**WRITTEN REQUEST**
In the entries below, find every line with "chart" and copy it.

───── SUPPLIED ENTRIES

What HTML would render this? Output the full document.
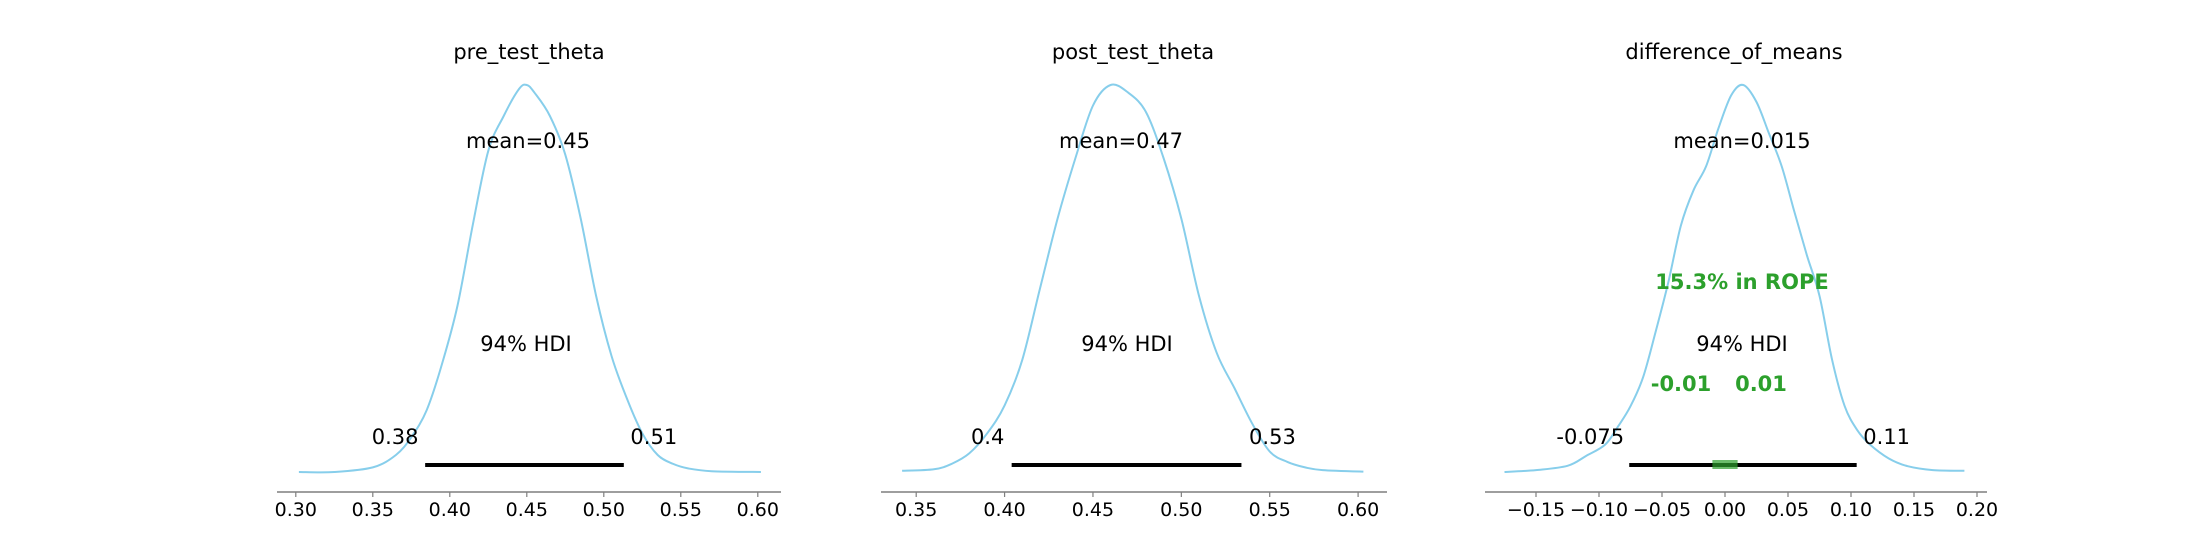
<!DOCTYPE html>
<html><head><meta charset="utf-8"><style>
body{margin:0;background:#fff;}
svg{display:block;font-family:"DejaVu Sans","Liberation Sans",sans-serif;}
</style></head><body>
<svg id="chart" width="2208" height="552" viewBox="0 0 2208 552" xmlns="http://www.w3.org/2000/svg"></svg>
<script>
// Panel 1: pre_test_theta
const p1X = [0.302,0.325,0.35,0.365,0.375,0.385,0.395,0.405,0.415,0.425,0.435,0.445,0.45,0.455,0.465,0.475,0.485,0.495,0.505,0.515,0.525,0.535,0.545,0.555,0.57,0.602];
const p1Y = [0,0,0.012,0.044,0.09,0.16,0.28,0.43,0.64,0.83,0.92,0.99,1,0.98,0.92,0.82,0.655,0.455,0.30,0.19,0.10,0.044,0.021,0.009,0.002,0];
const p1Ticks = ["0.30","0.35","0.40","0.45","0.50","0.55","0.60"];
const p1Hdi = [0.384,0.513];
const p1HdiLabels = ["0.38","0.51"];
// Panel 2: post_test_theta
const p2X = [0.342,0.36,0.37,0.38,0.39,0.40,0.41,0.42,0.43,0.44,0.45,0.46,0.47,0.48,0.49,0.50,0.51,0.52,0.53,0.54,0.55,0.56,0.57,0.58,0.603];
const p2Y = [0.003,0.007,0.021,0.048,0.099,0.172,0.29,0.473,0.655,0.81,0.947,1,0.98,0.93,0.81,0.655,0.455,0.308,0.217,0.126,0.053,0.026,0.012,0.005,0.001];
const p2Ticks = ["0.35","0.40","0.45","0.50","0.55","0.60"];
const p2Hdi = [0.404,0.534];
const p2HdiLabels = ["0.4","0.53"];
// Panel 3: difference_of_means
const p3X = [-0.175,-0.15,-0.125,-0.11,-0.095,-0.085,-0.075,-0.065,-0.055,-0.045,-0.035,-0.025,-0.015,-0.005,0.005,0.0145,0.025,0.035,0.045,0.055,0.065,0.075,0.085,0.095,0.105,0.115,0.13,0.145,0.165,0.19];
const p3Y = [0,0.005,0.016,0.042,0.071,0.117,0.17,0.245,0.363,0.49,0.637,0.728,0.79,0.89,0.974,1,0.956,0.874,0.79,0.673,0.56,0.455,0.29,0.17,0.108,0.071,0.035,0.015,0.005,0.003];
const p3Ticks = ["\u22120.15","\u22120.10","\u22120.05","0.00","0.05","0.10","0.15","0.20"];
const p3Hdi = [-0.076,0.1045];
const p3HdiLabels = ["-0.075","0.11"];
const p3Rope = [-0.01,0.01];
const p3RopeLabels = ["-0.01","0.01"];
const titles = ["pre_test_theta","post_test_theta","difference_of_means"];
const means = ["mean=0.45","mean=0.47","mean=0.015"];

const NS="http://www.w3.org/2000/svg";
const svg=document.getElementById('chart');
function mk(tag,attrs,parent){const e=document.createElementNS(NS,tag);for(const k in attrs)e.setAttribute(k,attrs[k]);(parent||svg).appendChild(e);return e;}
function txt(s,x,y,size,color,weight,parent){const t=mk('text',{x:x,y:y,'font-size':size,fill:color||'#000','text-anchor':'middle','dominant-baseline':'central','font-weight':weight||'normal'},parent);t.textContent=s;return t;}
function smooth(pts){
  let d='M'+pts[0][0].toFixed(1)+','+pts[0][1].toFixed(1);
  for(let i=0;i<pts.length-1;i++){
    const p0=pts[Math.max(0,i-1)],p1=pts[i],p2=pts[i+1],p3=pts[Math.min(pts.length-1,i+2)];
    const c1=[p1[0]+(p2[0]-p0[0])/6,p1[1]+(p2[1]-p0[1])/6];
    const c2=[p2[0]-(p3[0]-p1[0])/6,p2[1]-(p3[1]-p1[1])/6];
    d+=' C'+c1[0].toFixed(1)+','+c1[1].toFixed(1)+' '+c2[0].toFixed(1)+','+c2[1].toFixed(1)+' '+p2[0].toFixed(1)+','+p2[1].toFixed(1);
  }
  return d;
}

const panels=[
 {xs:p1X,ys:p1Y,ticks:p1Ticks,tickVals:p1Ticks.map(Number),hdi:p1Hdi,hl:p1HdiLabels,x0:0.30,px0:295.8,scale:1540,spine:[277,781],mx:528,hx:526,tx:529,lo:-30,hi:30},
 {xs:p2X,ys:p2Y,ticks:p2Ticks,tickVals:p2Ticks.map(Number),hdi:p2Hdi,hl:p2HdiLabels,x0:0.35,px0:916.2,scale:1767.6,spine:[881,1387],mx:1121,hx:1127,tx:1133,lo:-24,hi:31},
 {xs:p3X,ys:p3Y,ticks:p3Ticks,tickVals:[-0.15,-0.10,-0.05,0,0.05,0.10,0.15,0.20],hdi:p3Hdi,hl:p3HdiLabels,x0:0,px0:1725,scale:1260,spine:[1485,1987],mx:1742,hx:1742,tx:1734,rope:true,lo:-39,hi:30}
];
const BASE=472, PEAK=85, SPINE_Y=492;
panels.forEach((p,i)=>{
  const g=mk('g',{});
  
  
  const sx=v=>p.px0+(v-p.x0)*p.scale;
  const sy=d=>BASE-d*(BASE-PEAK);
  const sp=mk('line',{x1:p.spine[0],x2:p.spine[1],y1:SPINE_Y,y2:SPINE_Y,stroke:'#7f7f7f','stroke-width':1.5},g);
  
  
  p.tickVals.forEach((v,j)=>{
    const tk=mk('line',{x1:sx(v),x2:sx(v),y1:SPINE_Y,y2:SPINE_Y+5,stroke:'#7f7f7f','stroke-width':1.2},g);
    
    
    const tl=txt(p.ticks[j],sx(v),510,19,'#000','normal',g);
    
    
  });
  const pts=p.xs.map((x,k)=>[sx(x),sy(p.ys[k])]);
  const c=mk('path',{d:smooth(pts),fill:'none',stroke:'#87ceeb','stroke-width':2,'stroke-linejoin':'round'},g);
  
  
  const hb=mk('line',{x1:sx(p.hdi[0]),x2:sx(p.hdi[1]),y1:465,y2:465,stroke:'#000','stroke-width':4},g);
  
  
  const l1=txt(p.hl[0],sx(p.hdi[0])+p.lo,437,21,'#000','normal',g);
  
  
  const l2=txt(p.hl[1],sx(p.hdi[1])+p.hi,437,21,'#000','normal',g);
  
  
  const ht=txt('94% HDI',p.hx,344,21,'#000','normal',g);
  
  
  const mt=txt(means[i],p.mx,141,21,'#000','normal',g);
  
  
  const tt=txt(titles[i],p.tx,52,21,'#000','normal',g);
  
  
  if(p.rope){
    const r=mk('rect',{x:sx(p3Rope[0]),y:460,width:sx(p3Rope[1])-sx(p3Rope[0]),height:9,fill:'#2ca02c','fill-opacity':0.7},g);
    
    
    const rt=txt('15.3% in ROPE',1742,282,21,'#2ca02c','bold',g);
    
    
    const r1=txt(p3RopeLabels[0],1681,384,21,'#2ca02c','bold',g);
    
    
    const r2=txt(p3RopeLabels[1],1761,384,21,'#2ca02c','bold',g);
    
    
  }
});
</script>
</body></html>
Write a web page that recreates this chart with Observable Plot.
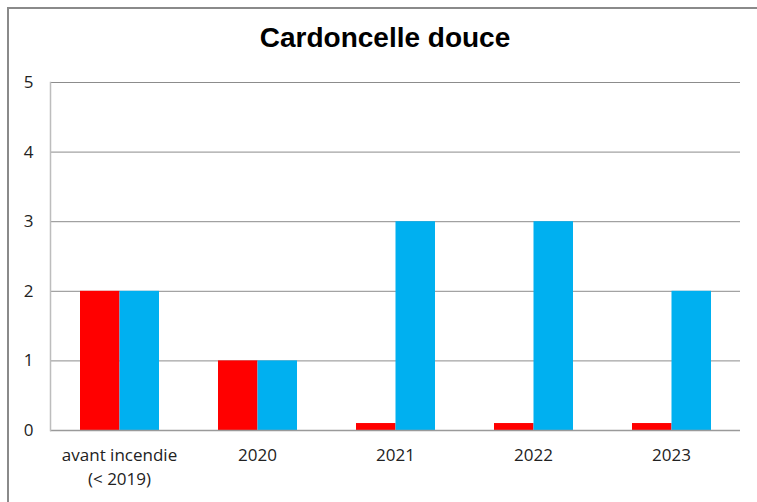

──────────

**SOLUTION TO THE EXERCISE**
<svg id="chart" width="2208" height="552" viewBox="0 0 2208 552" xmlns="http://www.w3.org/2000/svg"></svg>
const svg=document.getElementById('chart');
Write a web page that recreates this chart with Observable Plot.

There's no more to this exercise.